** Start of DATASET ROWS **

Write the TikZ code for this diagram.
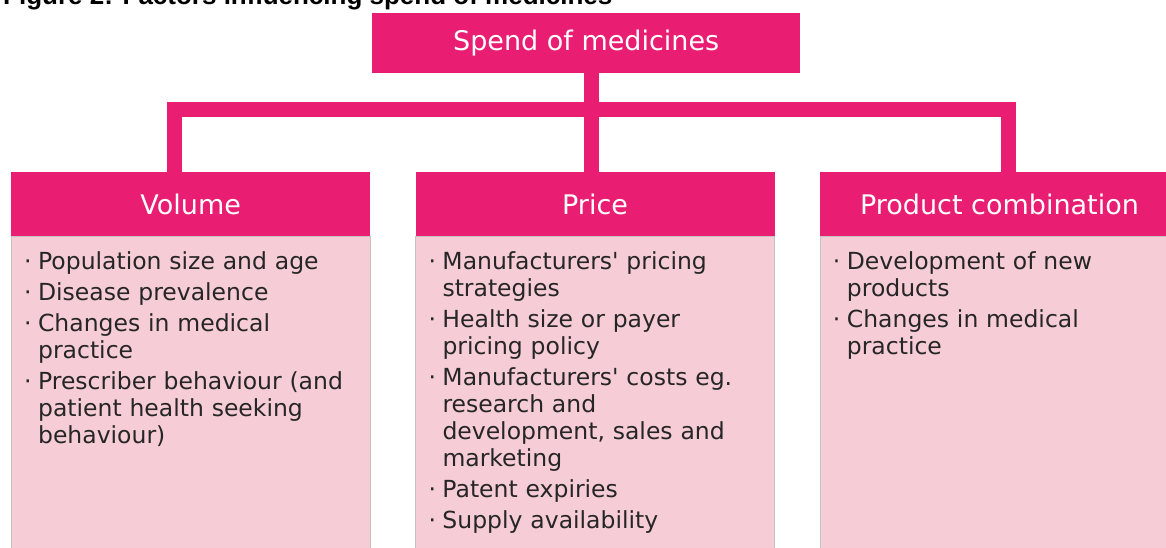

** End of DATASET ROWS **
** Start of DATASET ROWS **

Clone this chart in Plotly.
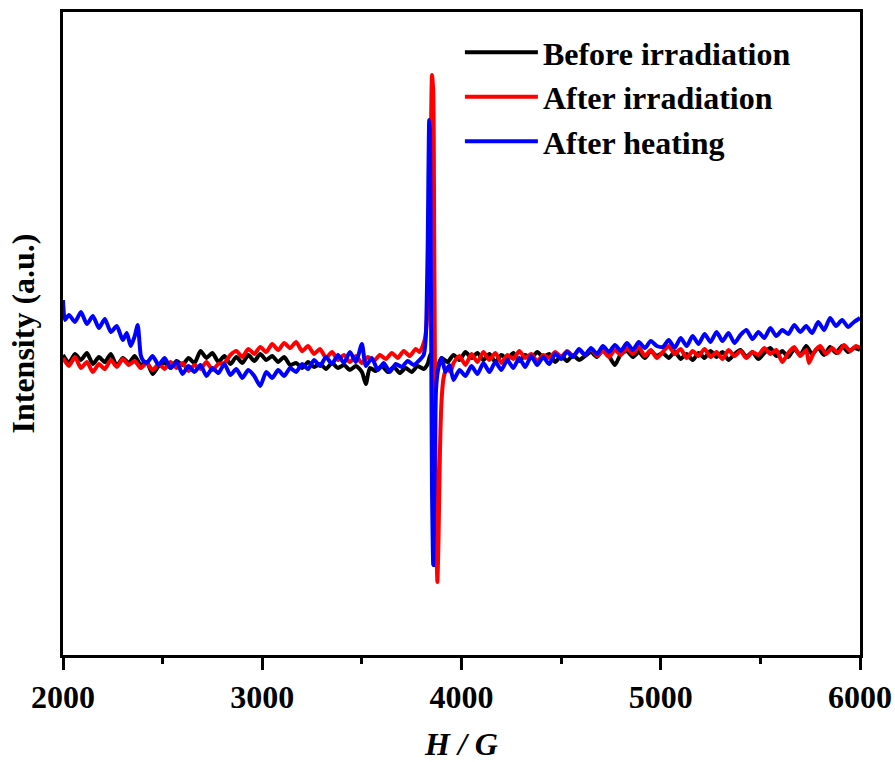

** End of DATASET ROWS **
** Start of DATASET ROWS **

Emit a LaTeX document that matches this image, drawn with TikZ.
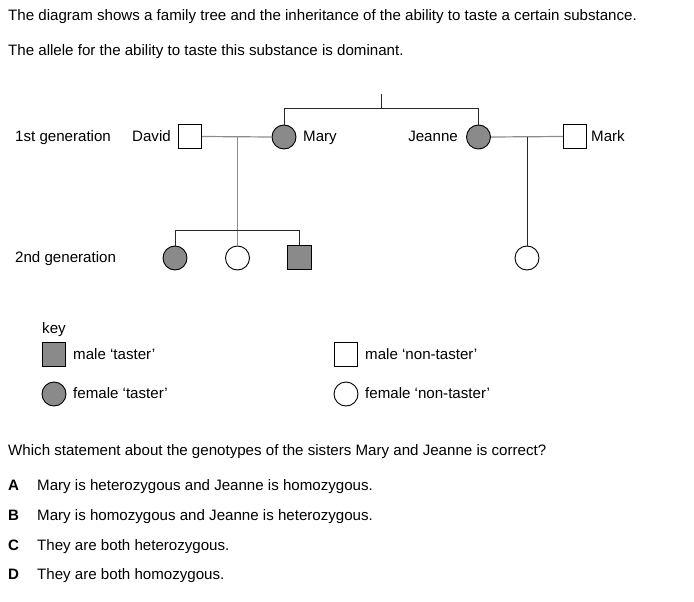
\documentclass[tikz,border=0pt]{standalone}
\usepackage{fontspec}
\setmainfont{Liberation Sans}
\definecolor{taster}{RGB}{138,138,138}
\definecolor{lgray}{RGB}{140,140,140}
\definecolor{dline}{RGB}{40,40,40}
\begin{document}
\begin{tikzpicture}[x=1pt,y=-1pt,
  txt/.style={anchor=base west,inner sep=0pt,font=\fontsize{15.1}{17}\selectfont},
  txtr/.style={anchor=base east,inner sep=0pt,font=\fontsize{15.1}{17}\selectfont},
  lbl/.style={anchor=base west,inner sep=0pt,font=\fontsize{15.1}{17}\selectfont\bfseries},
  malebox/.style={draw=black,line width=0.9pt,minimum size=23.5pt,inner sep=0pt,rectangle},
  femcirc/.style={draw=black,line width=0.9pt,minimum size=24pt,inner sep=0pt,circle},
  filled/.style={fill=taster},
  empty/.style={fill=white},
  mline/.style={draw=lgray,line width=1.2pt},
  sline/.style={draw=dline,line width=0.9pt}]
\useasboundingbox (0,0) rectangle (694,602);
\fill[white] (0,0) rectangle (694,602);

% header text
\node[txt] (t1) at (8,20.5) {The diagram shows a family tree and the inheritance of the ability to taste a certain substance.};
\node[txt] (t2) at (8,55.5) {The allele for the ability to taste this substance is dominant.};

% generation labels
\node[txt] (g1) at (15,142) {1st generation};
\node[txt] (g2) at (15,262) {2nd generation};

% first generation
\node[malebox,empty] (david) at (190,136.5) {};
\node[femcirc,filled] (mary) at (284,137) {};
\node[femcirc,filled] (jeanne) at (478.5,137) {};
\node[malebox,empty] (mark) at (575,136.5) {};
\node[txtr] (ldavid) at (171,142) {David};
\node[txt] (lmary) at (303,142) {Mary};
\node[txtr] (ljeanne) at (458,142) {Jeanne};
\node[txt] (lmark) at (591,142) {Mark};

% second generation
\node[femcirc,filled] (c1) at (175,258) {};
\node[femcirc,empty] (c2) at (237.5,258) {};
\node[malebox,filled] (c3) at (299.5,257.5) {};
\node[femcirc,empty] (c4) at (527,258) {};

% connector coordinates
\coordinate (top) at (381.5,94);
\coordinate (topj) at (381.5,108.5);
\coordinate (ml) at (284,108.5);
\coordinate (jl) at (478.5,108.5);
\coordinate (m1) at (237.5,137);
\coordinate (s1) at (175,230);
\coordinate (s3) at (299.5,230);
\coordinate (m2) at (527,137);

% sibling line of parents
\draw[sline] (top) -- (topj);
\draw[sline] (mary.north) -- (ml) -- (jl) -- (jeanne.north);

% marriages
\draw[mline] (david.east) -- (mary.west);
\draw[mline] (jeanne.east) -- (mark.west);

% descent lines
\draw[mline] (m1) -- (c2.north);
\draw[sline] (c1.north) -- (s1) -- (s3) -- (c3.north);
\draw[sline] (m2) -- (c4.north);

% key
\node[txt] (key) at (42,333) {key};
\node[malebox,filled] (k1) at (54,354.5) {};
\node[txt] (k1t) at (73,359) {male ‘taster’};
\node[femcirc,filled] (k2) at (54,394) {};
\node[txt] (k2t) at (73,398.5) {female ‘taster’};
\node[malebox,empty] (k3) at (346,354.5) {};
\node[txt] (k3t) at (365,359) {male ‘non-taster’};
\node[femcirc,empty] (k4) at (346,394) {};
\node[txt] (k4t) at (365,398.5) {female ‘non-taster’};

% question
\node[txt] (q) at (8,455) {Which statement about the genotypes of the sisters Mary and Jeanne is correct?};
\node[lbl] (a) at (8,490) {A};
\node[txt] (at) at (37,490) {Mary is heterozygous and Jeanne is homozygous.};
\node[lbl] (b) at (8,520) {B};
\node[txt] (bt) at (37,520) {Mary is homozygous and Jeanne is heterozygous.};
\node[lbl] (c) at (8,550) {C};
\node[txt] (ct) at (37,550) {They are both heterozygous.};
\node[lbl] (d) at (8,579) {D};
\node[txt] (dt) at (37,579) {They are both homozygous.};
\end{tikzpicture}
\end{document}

** End of DATASET ROWS **

## THE PROBLEM
Within the listing above, extract exactly the lines that run from the one containing "Emit a LaTeX" through the one containing "(g2) at (15,262)", excluding any pictures.

## FINISHED TASK
Emit a LaTeX document that matches this image, drawn with TikZ.
\documentclass[tikz,border=0pt]{standalone}
\usepackage{fontspec}
\setmainfont{Liberation Sans}
\definecolor{taster}{RGB}{138,138,138}
\definecolor{lgray}{RGB}{140,140,140}
\definecolor{dline}{RGB}{40,40,40}
\begin{document}
\begin{tikzpicture}[x=1pt,y=-1pt,
  txt/.style={anchor=base west,inner sep=0pt,font=\fontsize{15.1}{17}\selectfont},
  txtr/.style={anchor=base east,inner sep=0pt,font=\fontsize{15.1}{17}\selectfont},
  lbl/.style={anchor=base west,inner sep=0pt,font=\fontsize{15.1}{17}\selectfont\bfseries},
  malebox/.style={draw=black,line width=0.9pt,minimum size=23.5pt,inner sep=0pt,rectangle},
  femcirc/.style={draw=black,line width=0.9pt,minimum size=24pt,inner sep=0pt,circle},
  filled/.style={fill=taster},
  empty/.style={fill=white},
  mline/.style={draw=lgray,line width=1.2pt},
  sline/.style={draw=dline,line width=0.9pt}]
\useasboundingbox (0,0) rectangle (694,602);
\fill[white] (0,0) rectangle (694,602);

% header text
\node[txt] (t1) at (8,20.5) {The diagram shows a family tree and the inheritance of the ability to taste a certain substance.};
\node[txt] (t2) at (8,55.5) {The allele for the ability to taste this substance is dominant.};

% generation labels
\node[txt] (g1) at (15,142) {1st generation};
\node[txt] (g2) at (15,262) {2nd generation};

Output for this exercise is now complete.